Has that fear and concern leveled off since?

I don’t know if it will ever be the way it was before. Things were still settling down in June 2019 when the Trump administration said it was going to crack down in 10 major cities, including Chicago. Right away I got phone calls. That brought anxiety up again. So anytime you hear, for example, that maybe DACA is going to go away, people are on pins and needles. Yeah, it’s not good.

But it is unique to have an immigration specialist like myself, a county social worker, trying to do triage and to understand better what is happening, and at the same time being the voice of the people that are really living in the shadows.

The support I have from the county and the community in general makes me want to do more. [With a county-budgeted fund], I can pay maybe half a month of rent for a family, a DACA renewal, pay for [electricity] or food.

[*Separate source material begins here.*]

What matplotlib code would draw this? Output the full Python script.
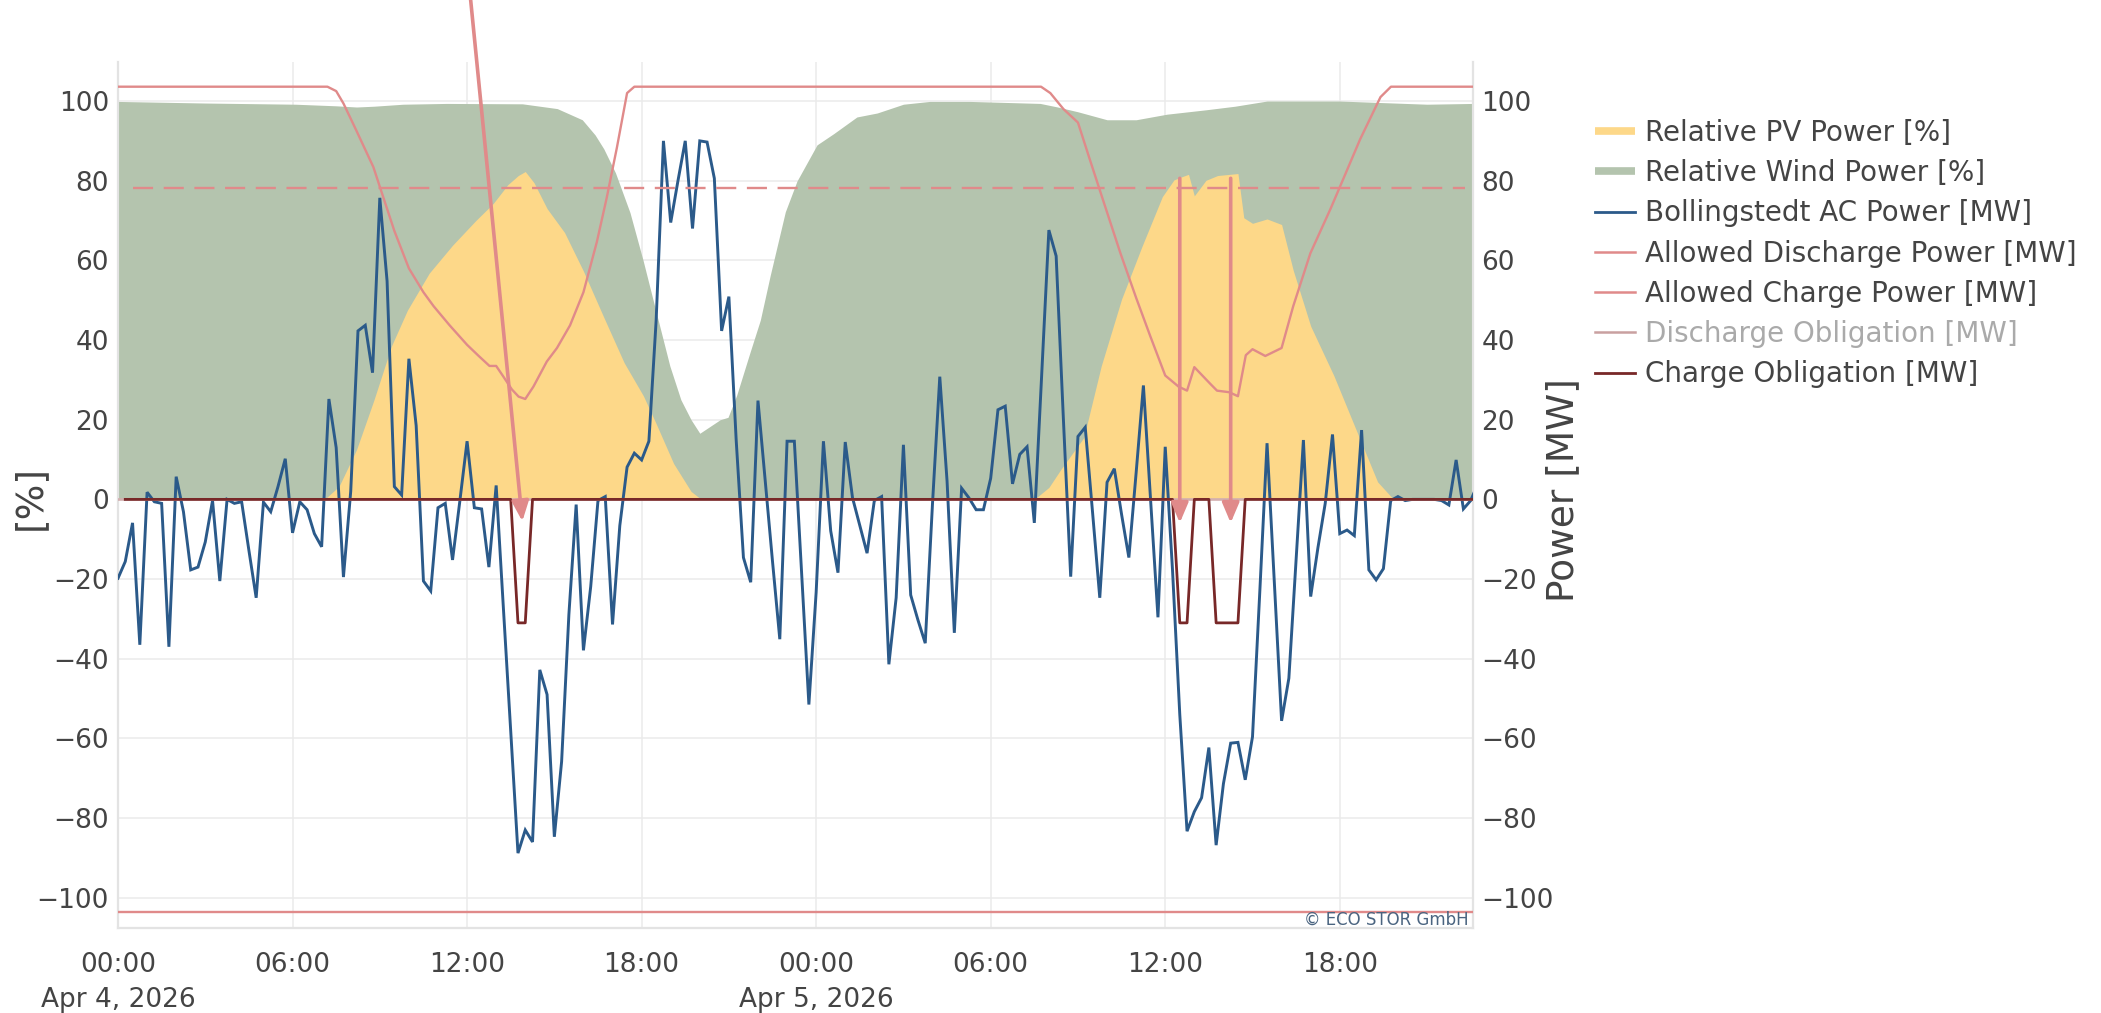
import matplotlib
matplotlib.use('Agg')
import matplotlib.pyplot as plt
from matplotlib.lines import Line2D
import numpy as np

plt.rcParams['font.family'] = ['DejaVu Sans']

# ---------------- data (hours since Apr 4, 2026 00:00) ----------------
ac_step_h = 0.25
ac_power_mw = [
    -19.8, -15.6, -5.9, -36.5,   1.8, -0.6, -1.0, -37.0,   5.7, -3.1, -17.7, -17.0,
    -10.7, -0.3, -20.5, 0.0,    -1.0, -0.6, -12.8, -24.7,  -0.7, -3.1, 3.2, 10.2,
    -8.4, -0.6, -2.6, -8.6,     -11.9, 25.2, 13.0, -19.5,  2.0, 42.3, 43.7, 31.8,
    75.7, 54.8, 3.2, 1.1,       35.3, 18.5, -20.5, -23.0,  -2.1, -1.0, -15.2, -0.5,
    14.6, -2.1, -2.4, -17.0,    3.5, -27.5, -58.0, -88.8,  -83.0, -86.0, -42.8, -49.0,
    -84.7, -65.8, -28.9, -1.3,  -37.9, -21.9, -0.3, 0.7,   -31.4, -6.6, 8.1, 11.6,
    9.9, 14.6, 45.0, 90.0,      69.5, 80.0, 90.0, 68.0,    90.0, 89.7, 80.6, 42.3,
    50.9, 15.0, -14.6, -20.8,   24.8, 4.6, -15.6, -35.1,   14.6, 14.6, -18.4, -51.5,
    -23.3, 14.6, -7.9, -18.4,   14.4, 0.4, -6.6, -13.5,    -0.3, 0.7, -41.4, -24.7,
    13.7, -24.0, -30.3, -36.1,  -1.0, 30.8, 4.6, -33.5,    2.8, 0.4, -2.6, -2.6,
    5.3, 22.5, 23.4, 3.9,       11.3, 13.2, -5.9, 31.0,    67.6, 61.1, 20.0, -19.4,
    15.8, 18.1, -3.1, -24.7,    4.3, 7.7, -3.8, -14.6,     6.7, 28.6, -0.3, -29.6,
    13.2, -17.7, -54.0, -83.3,  -78.4, -74.9, -62.3, -86.8, -71.4, -61.2, -61.0, -70.4,
    -59.6, -23.3, 14.1, -20.8,  -55.6, -44.9, -15.0, 14.9, -24.4, -12.1, -1.0, 16.3,
    -8.6, -7.7, -9.1, 17.4,     -17.7, -20.2, -17.4, -0.3, 0.7, -0.3, 0.0, 0.0,
    0.0, 0.0, -0.3, -1.4,       9.9, -2.4, -0.3, 4.0,
]

wind_h = [0, 3.0, 6.1, 7.5, 8.2, 8.8, 9.8, 11.3, 13.9, 15.1, 15.96, 16.4, 16.7, 17.1,
          17.6, 18.05, 18.5, 18.97, 19.35, 19.7, 20.0, 20.7, 20.97, 21.27, 21.73, 22.08,
          22.42, 22.94, 23.34, 24.03, 24.6, 25.4, 26.1, 27.0, 27.9, 29.3, 31.7, 32.3,
          33.0, 34.0, 35.0, 36.06, 37.4, 38.4, 39.5, 42.0, 45.0, 46.6]
wind_pct = [99.9, 99.5, 99.2, 98.8, 98.5, 98.7, 99.2, 99.4, 99.3, 98.1, 95.3, 91.5, 88, 82,
            72, 60, 47, 33.5, 25, 20, 16.6, 20, 20.6, 26.2, 37, 45,
            56.2, 72.2, 79.9, 89, 91.8, 96, 97, 99.2, 99.9, 99.9, 99.4, 98.5,
            97.3, 95.3, 95.3, 96.7, 97.8, 98.7, 100, 100, 99.2, 99.4]

pv_h = [0, 7.1, 7.6, 8.2, 8.8, 9.4, 9.95, 10.7, 11.5, 12.3, 12.9, 13.4, 13.76, 14.0, 14.3,
        14.75, 15.35, 16.0, 16.7, 17.4, 18.06, 18.5, 19.1, 19.7, 20.0, 20.3,
        31.5, 32.0, 32.4, 33.2, 33.8, 34.5, 35.2, 35.9, 36.3, 36.5, 36.8, 37.0, 37.4,
        37.8, 38.5, 38.7, 39.0, 39.5, 40.0, 40.4, 41.0, 41.8, 42.7, 43.3, 43.8, 44.0, 46.6]
pv_pct = [0, 0, 3.3, 12.5, 25, 38.5, 47.5, 56.8, 63.8, 70, 74.3, 79, 81.3, 82.3, 79.5,
          73, 67, 57.3, 45.7, 34.3, 26, 19, 9, 2, 0.3, 0,
          0, 3, 7.4, 15.5, 33.5, 50.3, 63.5, 76, 80.2, 80.8, 81.6, 76.2, 80.1,
          81.3, 81.8, 70.7, 69.3, 70.4, 69, 57.5, 43.5, 31, 15, 4.4, 0.4, 0, 0]

allowed_dis_h = [0, 7.2, 7.5, 7.75, 8.2, 8.78, 9.0, 9.5, 10.0, 10.5, 10.85, 11.4, 12.0,
                 12.4, 12.77, 13.0, 13.25, 13.54, 13.77, 14.0, 14.28, 14.74, 15.09, 15.54,
                 16.0, 16.46, 16.8, 17.15, 17.5, 17.75, 31.73, 32.05, 32.5, 33.0, 33.4,
                 33.9, 34.46, 35.0, 35.49, 36.0, 36.46, 36.75, 37.0, 37.55, 37.78, 38.2,
                 38.5, 38.77, 39.0, 39.44, 40.0, 40.4, 40.99, 41.68, 42.13, 42.7, 43.4,
                 43.76, 46.6]
allowed_dis_mw = [103.6, 103.6, 102.5, 99.4, 92.5, 83.4, 78.5, 67.4, 58, 52, 48.5, 43.7, 38.8,
                  36, 33.5, 33.5, 30.8, 27.6, 25.8, 25.2, 28.3, 34.6, 38, 43.7,
                  52, 64.6, 75.7, 88.3, 102, 103.6, 103.6, 102, 98, 94.6, 85.5,
                  74.3, 61.8, 50.6, 40.9, 31.1, 28.3, 27.3, 33.2, 29, 27.3, 26.9,
                  25.9, 36.2, 37.7, 36, 38, 48.5, 61.8, 72.9, 80.6, 90.4, 101,
                  103.6, 103.6]

allowed_charge_h = [0, 46.6]
allowed_charge_mw = [-103.5, -103.5]

limit_h = [0.5, 46.3]
limit_mw = [78.2, 78.2]

dis_obl_h = [0, 46.6]
dis_obl_mw = [0, 0]

chg_obl_h = [0.25, 13.5, 13.75, 14.0, 14.25, 36.25, 36.5, 36.75, 37.0, 37.5, 37.75, 38.5, 38.75, 46.6]
chg_obl_mw = [0, 0, -31, -31, 0, 0, -31, -31, 0, 0, -31, -31, 0, 0]

# arrows: (tail_h, tail_mw, tip_h, tip_mw)
arrows = [(12.06, 130.0, 13.9, -5.5),
          (36.5, 80.6, 36.5, -5.9),
          (38.25, 80.6, 38.25, -5.9)]

x_tick_hours = [0, 6, 12, 18, 24, 30, 36, 42]
x_tick_labels = ['00:00\nApr 4, 2026', '06:00', '12:00', '18:00',
                 '00:00\nApr 5, 2026', '06:00', '12:00', '18:00']
y_ticks = [-100, -80, -60, -40, -20, 0, 20, 40, 60, 80, 100]

legend_labels = ['Relative PV Power [%]', 'Relative Wind Power [%]',
                 'Bollingstedt AC Power [MW]', 'Allowed Discharge Power [MW]',
                 'Allowed Charge Power [MW]', 'Discharge Obligation [MW]',
                 'Charge Obligation [MW]']

# ---------------- style ----------------
C_PV = '#fdd889'
C_WIND = '#b4c4ae'
C_BLUE = '#2b5a8a'
C_PINK = '#e08a8a'
C_DOBL = '#d2afaf'
C_COBL = '#782828'
C_TXT = '#444444'
C_GRID = '#ebebeb'

W, H = 2101, 1013
fig = plt.figure(figsize=(W / 100, H / 100), dpi=100)
L, R, T, B = 118, 1473, 62, 928
ax = fig.add_axes([L / W, 1 - B / H, (R - L) / W, (B - T) / H])
ax2 = ax.twinx()

xlim = (0, 46.58)
ylim = (-107.6, 109.8)

ac_h = np.arange(len(ac_power_mw)) * ac_step_h

ax.fill_between(wind_h, 0, wind_pct, color=C_WIND, lw=0, zorder=2)
ax.fill_between(pv_h, 0, pv_pct, color=C_PV, lw=0, zorder=3)

ax2.plot(ac_h, ac_power_mw, color=C_BLUE, lw=2.1, zorder=3, solid_joinstyle='miter')
ax2.plot(allowed_dis_h, allowed_dis_mw, color=C_PINK, lw=1.7, zorder=4)
ax2.plot(allowed_charge_h, allowed_charge_mw, color=C_PINK, lw=1.7, zorder=4)
ax2.plot(limit_h, limit_mw, color=C_PINK, lw=1.7, zorder=4, dashes=(8.5, 4.5))
ax2.plot(dis_obl_h, dis_obl_mw, color=C_DOBL, lw=1.9, zorder=5)
ax2.plot(chg_obl_h, chg_obl_mw, color=C_COBL, lw=2.0, zorder=6)

for th, tv, hh, hv in arrows:
    ax2.annotate('', xy=(hh, hv), xytext=(th, tv), annotation_clip=False,
                 arrowprops=dict(arrowstyle='-|>,head_length=0.4,head_width=0.17',
                                 mutation_scale=30, lw=2.6, color=C_PINK,
                                 shrinkA=0, shrinkB=0, clip_on=False),
                 zorder=10)

for a in (ax, ax2):
    a.set_xlim(*xlim)
    a.set_ylim(*ylim)
    a.set_yticks(y_ticks)
    for s in a.spines.values():
        s.set_color('#e3e3e3')
        s.set_linewidth(1.5)
    a.spines['top'].set_visible(False)

ax.set_xticks(x_tick_hours)
ax.set_xticklabels(x_tick_labels, fontsize=19, color=C_TXT, linespacing=1.45)
ax.tick_params(axis='x', length=0, pad=17)
ax.tick_params(axis='y', length=0, pad=6.5, labelsize=19, labelcolor=C_TXT)
ax2.tick_params(axis='y', length=0, pad=6, labelsize=19, labelcolor=C_TXT)
ax.set_axisbelow(True)
ax.grid(True, color=C_GRID, lw=1.1, zorder=0)

fig.text(30 / W, 1 - 497 / H, '[%]', rotation=90, ha='center', va='center',
         fontsize=27, color=C_TXT)
fig.text(1563 / W, 1 - 490 / H, 'Power [MW]', rotation=90, ha='center', va='center',
         fontsize=27, color=C_TXT)

ax2.text(0.997, 0.004, '\u00a9 ECO STOR GmbH', transform=ax2.transAxes, ha='right',
         va='baseline', fontsize=12, color='#4a6480', zorder=12)

handles = [Line2D([], [], color=C_PV, lw=5.5, solid_capstyle='butt'),
           Line2D([], [], color=C_WIND, lw=5.5, solid_capstyle='butt'),
           Line2D([], [], color=C_BLUE, lw=2.0),
           Line2D([], [], color=C_PINK, lw=1.8),
           Line2D([], [], color=C_PINK, lw=1.8),
           Line2D([], [], color='#c9a0a0', lw=1.8),
           Line2D([], [], color=C_COBL, lw=2.0)]
leg = fig.legend(handles, legend_labels, loc='upper left',
                 bbox_to_anchor=(1595 / W, 1 - 119 / H), frameon=False,
                 fontsize=20, handlelength=1.44, handletextpad=0.36,
                 labelspacing=0.44, borderpad=0, borderaxespad=0)
for i, t in enumerate(leg.get_texts()):
    t.set_color('#aaaaaa' if i == 5 else C_TXT)

fig.savefig('out.png', dpi=100, facecolor='white')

Sometimes an immigration application requires a medical exam which can cost $300, and I can help people pay to get their U.S. passports.

Do you feel Madison is friendly to immigrants?

I think so. There’s always room to get better. I think there are people who had racist sentiments who now feel free to express them. It’s tiring for us [in the immigrant community] to talk about why this is happening. We don’t want to speak up but we have to or someone else is going to get hurt by it. But to your question about Madison, I feel that because of what I’ve been able to accomplish in my life, I have access to government, which is not easy in third-world countries. I really love Madison. This is a city that welcomed me.

Joel Patenaude is associate editor of Madison Magazine.